Sem alternativas noutros mares onde o peixe também não é abundante, como era o caso da zona Nafo (Atlântico Nordeste) – onde Portugal já chegou a pescar várias dezenas de milhares de toneladas por ano, especialmente bacalhau–, a opção natural seria a aposta na aquacultura, que não cobre todas as espécies que os portugueses utilizam nas suas cozinhas, mas que sempre serviria para equilibrar um pouco o défice comercial em produtos da pesca, que todos os anos acumulamos (cerca de 700 milhões de euros).

Foi isso que aconteceu com outros parceiros portugueses na União Europeia. A Espanha, por exemplo, cedo despertou para a necessidade de desenvolver o sector da produção em viveiro e é hoje o líder no espaço comunitário, com quase 250 mil toneladas de produção anual.
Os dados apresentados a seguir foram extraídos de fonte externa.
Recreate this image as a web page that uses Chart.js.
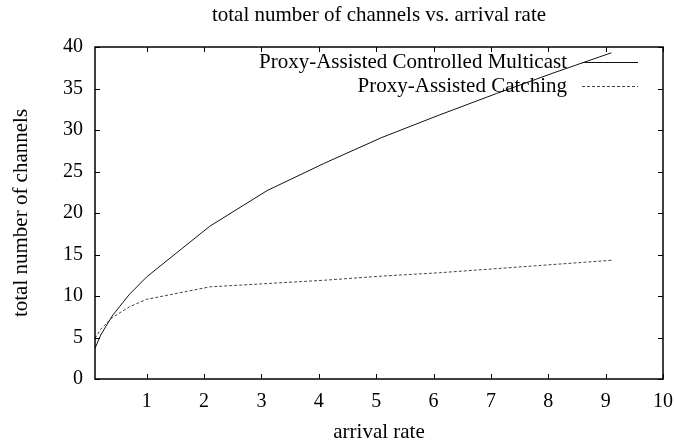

A Grécia, que há 20 anos produzia menos do que Portugal, dispõe agora de uma rede que lhe permite atingir uma produção de 130 mil toneladas/ano.

O que é que falhou, então, em Portugal? Fernando Gonçalves, secretário-geral da Associação de Aquacultores de Portugal (APA), lembra que após a adesão à Comunidade Económica Europeia (CEE) houve uma clara aposta no sector, até aí muito limitado à truta de rio. “Fruto dos investimentos realizados, passámos então para uma produção de 6000/7000 toneladas por ano. Desde aí, fomo-nos mantendo nessa ordem de grandeza, até chegar a unidade da Pescanova, de Mira”, refere. Este projecto, com um investimento de 140 milhões de euros, acrescentou uns milhares de toneladas à produção nacional, mas tem navegado num conjunto de vicissitudes associadas à situação da sua casa-mãe, em Espanha.
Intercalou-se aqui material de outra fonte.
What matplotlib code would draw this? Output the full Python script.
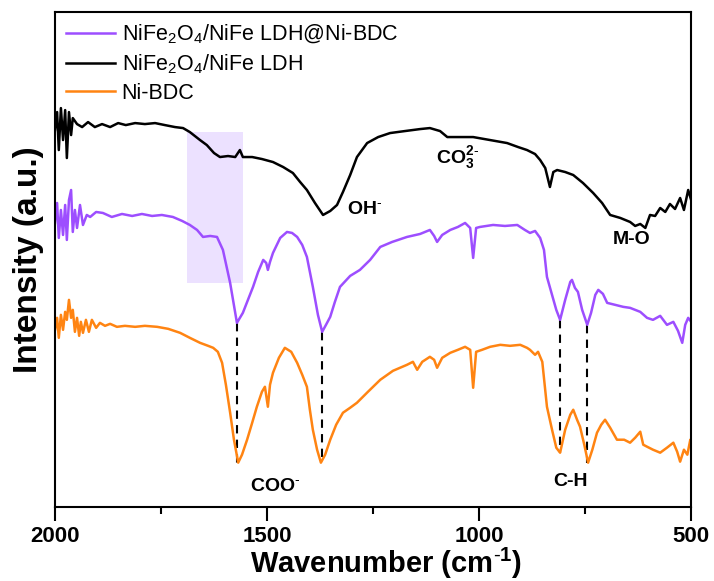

No fundo, Portugal perdeu o comboio da aquacultura, um sector que emprega 80 mil pessoas no espaço europeu (cerca de duas mil nas explorações nacionais) e que, ao produzir cerca de 1,3 milhões de toneladas por ano, é responsável por cerca de 20% da produção pesqueira dos 28 países membros da União Europeia. Em Portugal, as estações de aquacultura contribuem apenas em 4% para a produção total.

Fernando Gonçalves queixa-se de que o ambiente regulatório não favorece o investimento no sector. “Temos de lutar contra uma série de estrangulamentos que prejudicam a actividade. A burocracia é muito pesada, os problemas de licenciamento eternizam os projectos e falta definir um plano de zonas disponíveis, devidamente estruturadas, que tornem a aposta na aquacultura mais atractiva” afirmou ao PÚBLICO.
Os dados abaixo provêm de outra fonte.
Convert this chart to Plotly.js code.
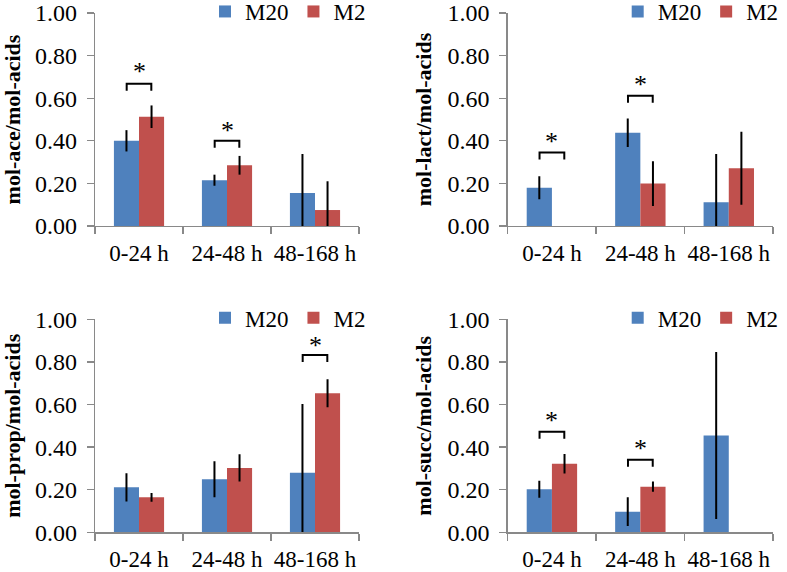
<!DOCTYPE html>
<html>
<head>
<meta charset="utf-8">
<script src="https://cdn.plot.ly/plotly-3.0.1.min.js"></script>
<style>html,body{margin:0;padding:0;background:#fff;}#chart{width:787px;height:572px;}</style>
</head>
<body>
<div id="chart"></div>
<script>
// ---- data ----
const categories = ["0-24 h", "24-48 h", "48-168 h"];
const seriesNames = ["M20", "M2"];

const aceM20 = [0.40, 0.215, 0.155];
const aceM20Err = [0.05, 0.026, 0.183];
const aceM2 = [0.513, 0.285, 0.075];
const aceM2Err = [0.053, 0.044, 0.135];

const lactM20 = [0.18, 0.438, 0.111];
const lactM20Err = [0.054, 0.067, 0.227];
const lactM2 = [null, 0.199, 0.271];
const lactM2Err = [0, 0.105, 0.171];

const propM20 = [0.211, 0.249, 0.28];
const propM20Err = [0.066, 0.085, 0.322];
const propM2 = [0.164, 0.302, 0.653];
const propM2Err = [0.02, 0.064, 0.066];

const succM20 = [0.202, 0.097, 0.454];
const succM20Err = [0.04, 0.068, 0.392];
const succM2 = [0.322, 0.214, null];
const succM2Err = [0.046, 0.024, 0];

const yTitles = ["mol-ace/mol-acids", "mol-lact/mol-acids", "mol-prop/mol-acids", "mol-succ/mol-acids"];

// significance marks: category index, bracket level, star level
const aceSigCat = [0, 1], aceSigY = [0.668, 0.400], aceStarY = [0.748, 0.47];
const lactSigCat = [0, 1], lactSigY = [0.345, 0.612], lactStarY = [0.42, 0.686];
const propSigCat = [2], propSigY = [0.832], propStarY = [0.90];
const succSigCat = [0, 1], succSigY = [0.472, 0.341], succStarY = [0.55, 0.418];

// ---- styling ----
const colM20 = "#4F81BD", colM2 = "#C0504D";
const axisCol = "#898989";
const FONT = "'Liberation Serif'";
const W = 787, H = 572;
const xDomL = [95 / W, 359 / W], xDomR = [507.7 / W, 773 / W];
const yDomT = [1 - 226 / H, 1 - 13 / H], yDomB = [1 - 532.3 / H, 1 - 319.3 / H];

const panels = [
  {m20: aceM20, e20: aceM20Err, m2: aceM2, e2: aceM2Err, sc: aceSigCat, sy: aceSigY, st: aceStarY, xd: xDomL, yd: yDomT},
  {m20: lactM20, e20: lactM20Err, m2: lactM2, e2: lactM2Err, sc: lactSigCat, sy: lactSigY, st: lactStarY, xd: xDomR, yd: yDomT},
  {m20: propM20, e20: propM20Err, m2: propM2, e2: propM2Err, sc: propSigCat, sy: propSigY, st: propStarY, xd: xDomL, yd: yDomB},
  {m20: succM20, e20: succM20Err, m2: succM2, e2: succM2Err, sc: succSigCat, sy: succSigY, st: succStarY, xd: xDomR, yd: yDomB}
];

const traces = [];
const layout = {
  width: W, height: H,
  margin: {l: 0, r: 0, t: 0, b: 0, autoexpand: false},
  paper_bgcolor: "#fff", plot_bgcolor: "#fff",
  font: {family: FONT, color: "#000", size: 22},
  barmode: "group", bargap: 0.43, bargroupgap: 0,
  shapes: [], annotations: []
};

const halfSpan = 0.14, leg = 0.033;

panels.forEach((p, i) => {
  const n = i + 1;
  const sfx = n === 1 ? "" : String(n);
  const xa = "x" + sfx, ya = "y" + sfx;
  const lg = "legend" + sfx;
  [[p.m20, p.e20, colM20, seriesNames[0]], [p.m2, p.e2, colM2, seriesNames[1]]].forEach(([ys, es, c, nm]) => {
    traces.push({
      type: "bar", x: categories, y: ys, name: nm,
      xaxis: xa, yaxis: ya, legend: lg,
      marker: {color: c, line: {width: 0}},
      error_y: {type: "data", array: es, visible: true, color: "#000", thickness: 2, width: 0},
      hoverinfo: "skip"
    });
  });
  layout["xaxis" + sfx] = {
    domain: p.xd, anchor: ya, type: "category", range: [-0.5, 2.5],
    showline: true, linecolor: axisCol, linewidth: 1.3,
    ticks: "outside", tickson: "boundaries", ticklen: 7, tickcolor: axisCol, tickwidth: 1.3,
    tickangle: 0, ticklabelstandoff: 6,
    tickfont: {size: 23, family: FONT, color: "#000"}, showgrid: false, zeroline: false, automargin: false,
    fixedrange: true
  };
  layout["yaxis" + sfx] = {
    domain: p.yd, anchor: xa, range: [0, 1], dtick: 0.2, tick0: 0, tickformat: ".2f",
    showline: true, linecolor: axisCol, linewidth: 1.3,
    ticks: "outside", ticklen: 7, tickcolor: axisCol, tickwidth: 1.3, ticklabelstandoff: 5,
    tickfont: {size: 24, family: FONT, color: "#000"}, showgrid: false, zeroline: false, automargin: false,
    title: {text: "<b>" + yTitles[i] + "</b>", font: {size: 22, family: FONT, color: "#000"}, standoff: 10},
    fixedrange: true
  };
  layout[lg] = {
    orientation: "h", x: p.xd[0] + 110 / W, y: p.yd[1] + 23 / H, xanchor: "left", yanchor: "top",
    font: {size: 23, family: FONT, color: "#000"}, bgcolor: "rgba(0,0,0,0)", borderwidth: 0,
    itemwidth: 30, tracegroupgap: 0, traceorder: "normal"
  };
  p.sc.forEach((c, k) => {
    const y = p.sy[k];
    layout.shapes.push({
      type: "path", xref: xa, yref: ya,
      path: `M${c - halfSpan},${y - leg} L${c - halfSpan},${y} L${c + halfSpan},${y} L${c + halfSpan},${y - leg}`,
      line: {color: "#000", width: 2}
    });
    layout.annotations.push({
      xref: xa, yref: ya, x: c, y: p.st[k], text: "*", showarrow: false,
      font: {size: 26, family: FONT, color: "#000"}, yanchor: "middle", xanchor: "center", yshift: -5
    });
  });
});

Plotly.newPlot("chart", traces, layout, {staticPlot: true, displayModeBar: false});
</script>
</body>
</html>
O responsável lembra que há projectos que, para entrarem em funcionamento, exigem nove licenças emitidas por nove entidades diferentes. “E são todas vinculativas. Se uma for negada, o projecto vai todo por água abaixo”, afirma Fernando Gonçalves, que acrescenta que os produtores nacionais enfrentam custos de produção superiores aos dos seus congéneres da Espanha e da Grécia. “Os barcos que andam à pesca têm gasóleo subsidiado em 50%, mas um barco que dá apoio a uma estação de aquacultura em mar aberto não beneficia desse apoio. Essa bonificação está prevista no Orçamento do Estado de 2014, mas ainda não foi publicada a portaria.”

Nada que o sector não conheça bem. A bonificação dos seguros dos stocks, que previna situações climatéricas adversas ou outro tipo de acidentes que afectem a actividade, também está prometida desde 2011, mas continua a faltar a portaria regulamentadora. “São situações que nos trazem desvantagens competitivas, que tornam a actividade mais difícil e que afastam opções de investimento”, refere o secretário-geral da APA.

O responsável queixa-se também da fiscalidade que penaliza o sector e dá como exemplo a produção de ostras, onde Portugal tem condições de excelência, num espaço de tempo mais curto e com melhor qualidade do que os seus concorrentes. O problema é que a taxa de IVA aplicada é de 23%, muito acima dos 5,5% aplicados, por exemplo, em Franca. “O que acontece é que, neste quadro, fica mais barato ir comprar os juvenis para criação a França, em vez de criarmos as nossas próprias maternidades, que nos garantiriam rentabilidades mais elevadas e, ao mesmo tempo, uma colecta mais elevada para o Estado”.

Com um quadro que não torna atractiva a aposta na aquacultura, será muito difícil, para Portugal, recuperar o tempo perdido. O mundo despertou para esta aposta há uns 40 anos. Em 1984, dos viveiros de todo o planeta saíam oito milhões de toneladas para um total de 80 milhões oriundos da pesca tradicional. Hoje, os desembarques andarão nos 85 milhões e a produção da aquacultura deverá rondar os 65 milhões.

Fernando Gonçalves lembra que na aquacultura não há quotas nem espécies ameaçadas e deposita esperanças na nova Lei de Bases de Ordenamento do Espaço Marítimo, embora lembre que falta o mais importante, que são as portarias que lhe irão dar substância. E aplaude a criação de duas novas zonas de offshore que entretanto viram a luz do dia, em Monte Gordo e Aveiro. “É um trabalho bem feito, mas falta fazer o mesmo para a orla costeira, onde não faltam também oportunidades”, referiu.